Building a People-centered Workplace
Jeb Banner from Smallbox in Indianapolis also had a great framework for employee engagement. He posed this question to the audience: “How do you build a people centered workplace?” Here are some of his ideas:
- Give employees a sense of well being. In other words, treat them like sentient beings, rather than “office furniture.” Create conditions for ‘energy’ to help motivate and engage people.
- Nurture a Sense of Belonging. Strive for connection and communication. Jeb mentioned, this is something that “Structural, for example, is good at enabling.”

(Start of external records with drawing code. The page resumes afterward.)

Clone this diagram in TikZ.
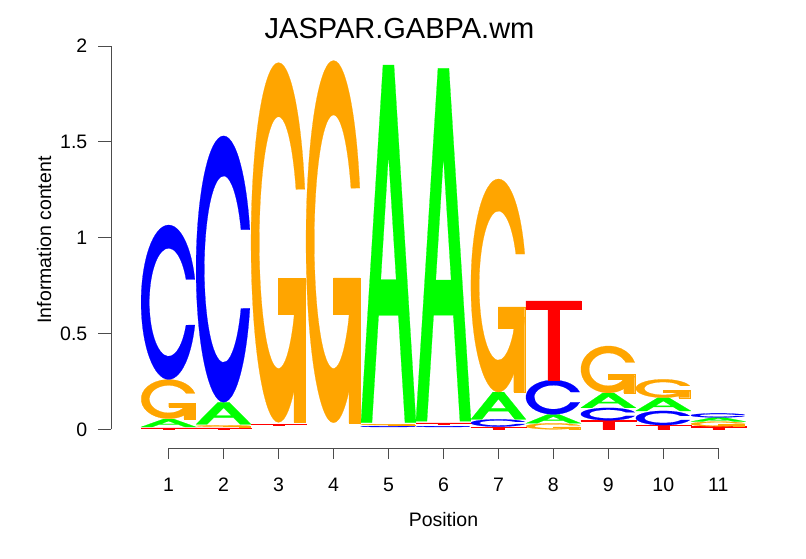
\documentclass[tikz,border=0pt]{standalone}
\usepackage{fontspec}
\setmainfont{Liberation Sans}
\usepackage{tikz}
\definecolor{logoA}{RGB}{0,255,0}
\definecolor{logoC}{RGB}{0,0,255}
\definecolor{logoG}{RGB}{255,165,0}
\definecolor{logoT}{RGB}{255,0,0}
\tikzset{
	letterfill/.style={fill=#1, draw=#1, line width=0.2pt},
	axisline/.style={line width=0.9pt, color=black!70},
	ticklabel/.style={inner sep=0pt, font=\fontsize{19.5}{20}\selectfont},
	axislabel/.style={inner sep=0pt, font=\fontsize{19.5}{20}\selectfont},
	titlelabel/.style={inner sep=0pt, font=\fontsize{29}{30}\selectfont}
}
% letters in a unit box: (position:bottom:top)
\def\letterA(#1:#2:#3){\pgfmathsetmacro\lh{#3-#2}\begin{scope}[shift={({#1-0.5},#2)},yscale=\lh]
	\path[letterfill=logoA, even odd rule] (0,0) -- (0.4,1) -- (0.6,1) -- (1,0) -- (0.8,0) -- (0.68,0.3) -- (0.32,0.3) -- (0.2,0) -- cycle (0.36,0.4) -- (0.5,0.75) -- (0.64,0.4) -- cycle;
	\end{scope}}
\def\letterC(#1:#2:#3){\pgfmathsetmacro\lh{#3-#2}\begin{scope}[shift={({#1-0.5},#2)},yscale=\lh]
	\path[letterfill=logoC] (0.978,0.648) arc[start angle=17.19, end angle=342.81, radius=0.5] -- (0.817,0.352) arc[start angle=335, end angle=25, radius=0.35] -- cycle;
	\end{scope}}
\def\letterG(#1:#2:#3){\pgfmathsetmacro\lh{#3-#2}\begin{scope}[shift={({#1-0.5},#2)},yscale=\lh]
	\path[letterfill=logoG] (0.978,0.648) arc[start angle=17.19, end angle=342.81, radius=0.5] -- (0.817,0.352) arc[start angle=335, end angle=25, radius=0.35] -- cycle;
	\path[letterfill=logoG] (0.978,0.4) -- (0.5,0.4) -- (0.5,0.3) -- (0.778,0.3) -- (0.778,0) -- (0.978,0) -- cycle;
	\end{scope}}
\def\letterT(#1:#2:#3){\pgfmathsetmacro\lh{#3-#2}\begin{scope}[shift={({#1-0.5},#2)},yscale=\lh]
	\path[letterfill=logoT] (0,1) -- (1,1) -- (1,0.9) -- (0.6,0.9) -- (0.6,0) -- (0.4,0) -- (0.4,0.9) -- (0,0.9) -- cycle;
	\end{scope}}

\begin{document}
\begin{tikzpicture}[x=1pt, y=1pt]
	%%%%% START %%%%%
	
	\fill[white] (0,0) rectangle (806,559);
	\useasboundingbox (0,0) rectangle (806,559);
	
	\node[titlelabel, anchor=base] (title) at (399.5, 520.7) {JASPAR.GABPA.wm};
	
	% y axis
	\draw[axisline] (111, 129.7) -- (111, 512.9);
	\draw[axisline] (98, 129.7) -- (111, 129.7);
	\draw[axisline] (98, 225.5) -- (111, 225.5);
	\draw[axisline] (98, 321.3) -- (111, 321.3);
	\draw[axisline] (98, 417.1) -- (111, 417.1);
	\draw[axisline] (98, 512.9) -- (111, 512.9);
	\node[ticklabel, anchor=east] (y0) at (87.5, 129.7) {0};
	\node[ticklabel, anchor=east] (y05) at (87.5, 225.5) {0.5};
	\node[ticklabel, anchor=east] (y1) at (87.5, 321.3) {1};
	\node[ticklabel, anchor=east] (y15) at (87.5, 417.1) {1.5};
	\node[ticklabel, anchor=east] (y2) at (87.5, 512.9) {2};
	\node[axislabel, rotate=90, anchor=base] (ylab) at (51, 319) {Information content};
	
	% x axis
	\draw[axisline] (168.6, 110.7) -- (718.3, 110.7);
	\draw[axisline] (168.6, 110.7) -- (168.6, 99.7);
	\draw[axisline] (223.57, 110.7) -- (223.57, 99.7);
	\draw[axisline] (278.54, 110.7) -- (278.54, 99.7);
	\draw[axisline] (333.51, 110.7) -- (333.51, 99.7);
	\draw[axisline] (388.48, 110.7) -- (388.48, 99.7);
	\draw[axisline] (443.45, 110.7) -- (443.45, 99.7);
	\draw[axisline] (498.42, 110.7) -- (498.42, 99.7);
	\draw[axisline] (553.39, 110.7) -- (553.39, 99.7);
	\draw[axisline] (608.36, 110.7) -- (608.36, 99.7);
	\draw[axisline] (663.33, 110.7) -- (663.33, 99.7);
	\draw[axisline] (718.3, 110.7) -- (718.3, 99.7);
	\node[ticklabel, anchor=base] (x1) at (168.6, 67.3) {1};
	\node[ticklabel, anchor=base] (x2) at (223.57, 67.3) {2};
	\node[ticklabel, anchor=base] (x3) at (278.54, 67.3) {3};
	\node[ticklabel, anchor=base] (x4) at (333.51, 67.3) {4};
	\node[ticklabel, anchor=base] (x5) at (388.48, 67.3) {5};
	\node[ticklabel, anchor=base] (x6) at (443.45, 67.3) {6};
	\node[ticklabel, anchor=base] (x7) at (498.42, 67.3) {7};
	\node[ticklabel, anchor=base] (x8) at (553.39, 67.3) {8};
	\node[ticklabel, anchor=base] (x9) at (608.36, 67.3) {9};
	\node[ticklabel, anchor=base] (x10) at (663.33, 67.3) {10};
	\node[ticklabel, anchor=base] (x11) at (718.3, 67.3) {11};
	\node[axislabel, anchor=base] (xlab) at (443.45, 32.3) {Position};
	
	% letter stacks
	\begin{scope}[shift={(113.63pt,129.7pt)}, x=54.97pt, y=191.6pt]
		\letterT(1:0.002:0.008) \letterA(1:0.012:0.053) \letterG(1:0.055:0.260) \letterC(1:0.260:1.066)
		\letterT(2:0.002:0.008) \letterG(2:0.014:0.020) \letterA(2:0.026:0.141) \letterC(2:0.141:1.531)
		\letterT(3:0.023:0.027) \letterG(3:0.036:1.913)
		\letterG(4:0.034:1.924)
		\letterC(5:0.012:0.016) \letterG(5:0.022:0.027) \letterA(5:0.035:1.901)
		\letterC(6:0.012:0.016) \letterT(6:0.026:0.033) \letterA(6:0.042:1.884)
		\letterT(7:0.002:0.010) \letterC(7:0.014:0.052) \letterA(7:0.052:0.194) \letterG(7:0.194:1.306)
		\letterG(8:0:0.031) \letterA(8:0.031:0.078) \letterC(8:0.078:0.257) \letterT(8:0.257:0.670)
		\letterT(9:0:0.047) \letterC(9:0.047:0.112) \letterA(9:0.112:0.190) \letterG(9:0.190:0.435)
		\letterT(10:0:0.022) \letterC(10:0.022:0.096) \letterA(10:0.096:0.165) \letterG(10:0.165:0.261)
		\letterT(11:0:0.015) \letterG(11:0.015:0.040) \letterA(11:0.040:0.062) \letterC(11:0.062:0.083)
	\end{scope}
	
	%%%%% END %%%%%
\end{tikzpicture}
\end{document}
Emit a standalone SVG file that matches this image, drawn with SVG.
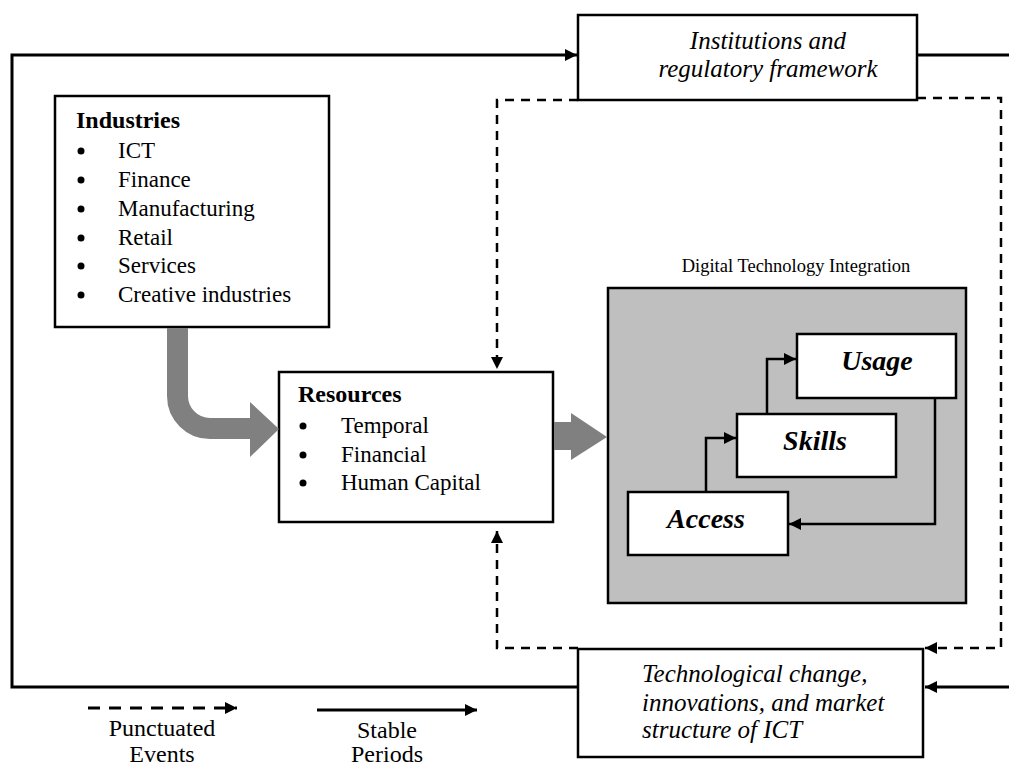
<svg xmlns="http://www.w3.org/2000/svg" width="1009" height="765" viewBox="0 0 1009 765">
<style>
.box{fill:#fff;stroke:#000;stroke-width:2.5}
.gbox{fill:#bfbfbf;stroke:#000;stroke-width:2.5}
.solid{fill:none;stroke:#000;stroke-width:3}
.thin{fill:none;stroke:#000;stroke-width:2.5}
.dash{fill:none;stroke:#000;stroke-width:2.5;stroke-dasharray:9 7}
.ldash{fill:none;stroke:#000;stroke-width:3;stroke-dasharray:12 9}
.t{font-family:"Liberation Serif","Times New Roman",serif;fill:#000}
.b{font-weight:bold;font-size:24px}
.r{font-size:23px}
.i{font-style:italic;font-size:25px}
.bi{font-style:italic;font-weight:bold;font-size:28px}
.g{fill:#808080}
</style>
<defs>
<marker id="ah" viewBox="0 0 12 12" refX="12" refY="6" markerWidth="12" markerHeight="12" markerUnits="userSpaceOnUse" orient="auto"><path d="M0,0 L12,6 L0,12 z" fill="#000"/></marker>
</defs>
<rect width="1009" height="765" fill="#fff"/>

<g id="institutions">
  <rect class="box" x="578" y="15" width="339" height="85"/>
  <text class="t i" x="768" y="49" text-anchor="middle">Institutions and</text>
  <text class="t i" x="768" y="77" text-anchor="middle">regulatory framework</text>
</g>

<g id="industries">
  <rect class="box" x="55" y="96" width="274" height="231"/>
  <text class="t b" x="76" y="128">Industries</text>
  <circle cx="81" cy="151" r="3.5"/><text class="t r" x="118" y="158">ICT</text>
  <circle cx="81" cy="180" r="3.5"/><text class="t r" x="118" y="187">Finance</text>
  <circle cx="81" cy="209" r="3.5"/><text class="t r" x="118" y="216">Manufacturing</text>
  <circle cx="81" cy="238" r="3.5"/><text class="t r" x="118" y="245">Retail</text>
  <circle cx="81" cy="266" r="3.5"/><text class="t r" x="118" y="273">Services</text>
  <circle cx="81" cy="295" r="3.5"/><text class="t r" x="118" y="302">Creative industries</text>
</g>

<g id="resources">
  <rect class="box" x="279" y="372" width="274" height="150"/>
  <text class="t b" x="298" y="402">Resources</text>
  <circle cx="303" cy="426" r="3.5"/><text class="t r" x="341" y="433">Temporal</text>
  <circle cx="303" cy="455" r="3.5"/><text class="t r" x="341" y="462">Financial</text>
  <circle cx="303" cy="483" r="3.5"/><text class="t r" x="341" y="490">Human Capital</text>
</g>

<g id="digital-integration">
  <text class="t" x="796" y="272" text-anchor="middle" font-size="18.5">Digital Technology Integration</text>
  <rect class="gbox" x="608" y="288" width="358" height="315"/>
</g>

<g id="usage">
  <rect class="box" x="797" y="334" width="159" height="64"/>
  <text class="t bi" x="877" y="370" text-anchor="middle">Usage</text>
</g>

<g id="skills">
  <rect class="box" x="737" y="414" width="159" height="63"/>
  <text class="t bi" x="815" y="450" text-anchor="middle">Skills</text>
</g>

<g id="access">
  <rect class="box" x="628" y="492" width="160" height="63"/>
  <text class="t bi" x="706" y="528" text-anchor="middle">Access</text>
</g>

<g id="technology">
  <rect class="box" x="578" y="649" width="345" height="108"/>
  <text class="t i" x="642" y="682">Technological change,</text>
  <text class="t i" x="642" y="711">innovations, and market</text>
  <text class="t i" x="642" y="738">structure of ICT</text>
</g>

<g id="legend">
  <text class="t" x="162" y="736" text-anchor="middle" font-size="24">Punctuated</text>
  <text class="t" x="162" y="762" text-anchor="middle" font-size="24">Events</text>
  <text class="t" x="387" y="738" text-anchor="middle" font-size="24">Stable</text>
  <text class="t" x="387" y="762" text-anchor="middle" font-size="24">Periods</text>
</g>

<g id="connectors">
  <!-- stable loop -->
  <path class="solid" d="M578,687 H12 V55 H577" marker-end="url(#ah)"/>
  <path class="solid" d="M917,55 H1009"/>
  <path class="solid" d="M1009,687 H925" marker-end="url(#ah)"/>
  <!-- punctuated dashed -->
  <path class="dash" d="M578,100 H497 V369" marker-end="url(#ah)"/>
  <path class="dash" d="M917,98 H1001 V648 H925" marker-end="url(#ah)"/>
  <path class="dash" d="M578,648 H497 V531" marker-end="url(#ah)"/>
  <!-- inner cycle -->
  <path class="thin" d="M706,492 V438 H736" marker-end="url(#ah)"/>
  <path class="thin" d="M767,414 V359 H796" marker-end="url(#ah)"/>
  <path class="thin" d="M935,398 V524 H789" marker-end="url(#ah)"/>
  <!-- gray block arrows -->
  <path d="M177.5,328 V396 A32.5,32.5 0 0 0 210,428.5 H252" fill="none" stroke="#808080" stroke-width="21"/>
  <polygon class="g" points="250,402 279,429 250,457"/>
  <path d="M554,436 H573" fill="none" stroke="#808080" stroke-width="28"/>
  <polygon class="g" points="571,413 607,437 571,460"/>
  <!-- legend -->
  <path class="ldash" d="M88,708 H237" marker-end="url(#ah)"/>
  <path class="solid" d="M317,710 H477" marker-end="url(#ah)"/>
</g>
</svg>
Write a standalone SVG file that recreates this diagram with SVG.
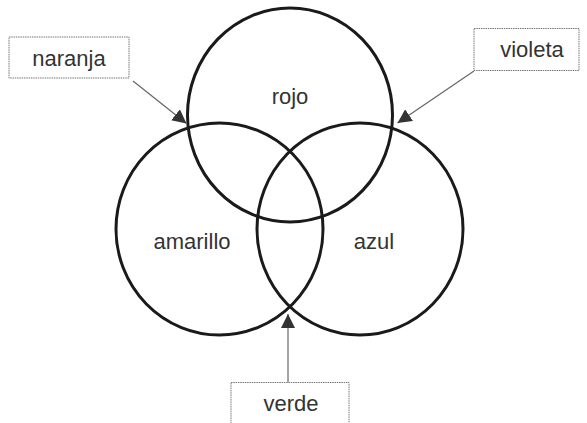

- How Might we make a difference? Want to get your employees onboard, engaged and excited to come to work? Give them a purpose. Come up with a point of view on how what your business does makes the world better – then recruit your employees to adopt this in ways that fits their own worldview.
Speakers Paul Darwish, from Graydon Law, and Sam Julka, from DORIS, experts on designing work spaces both echoed the need for a focus on the work environment. They also showed some fantastic work they’ve done bringing to life people-centered workplaces.
People Analytics and EX
Finally, I really gravitated to the speaker right before lunch, Beth Giglio, SVP of HR from 84.51. They are very focused on employee experience and have spent lots of time pioneering tactics with people analytics. I loved Beth’s approach for analyzing your own organization. She provided an action-oriented set of questions you need to ask in your organization to improve the experience for your employees, recruit better and retain more.
Ex principals:
Do we know who we serve?
Have we addressed employee needs?
Have we thought through the employee journey?
Are we using data to build a holistic view of the employee?
These are definitely questions that will help an organization develop a better view to their own culture and ability to deliver employee success. When paired with employee success and engagement tools, this kind of organizational awareness can drive real, economic benefits, such as reduced recruiting costs, higher employee satisfaction and health, as well as higher profits.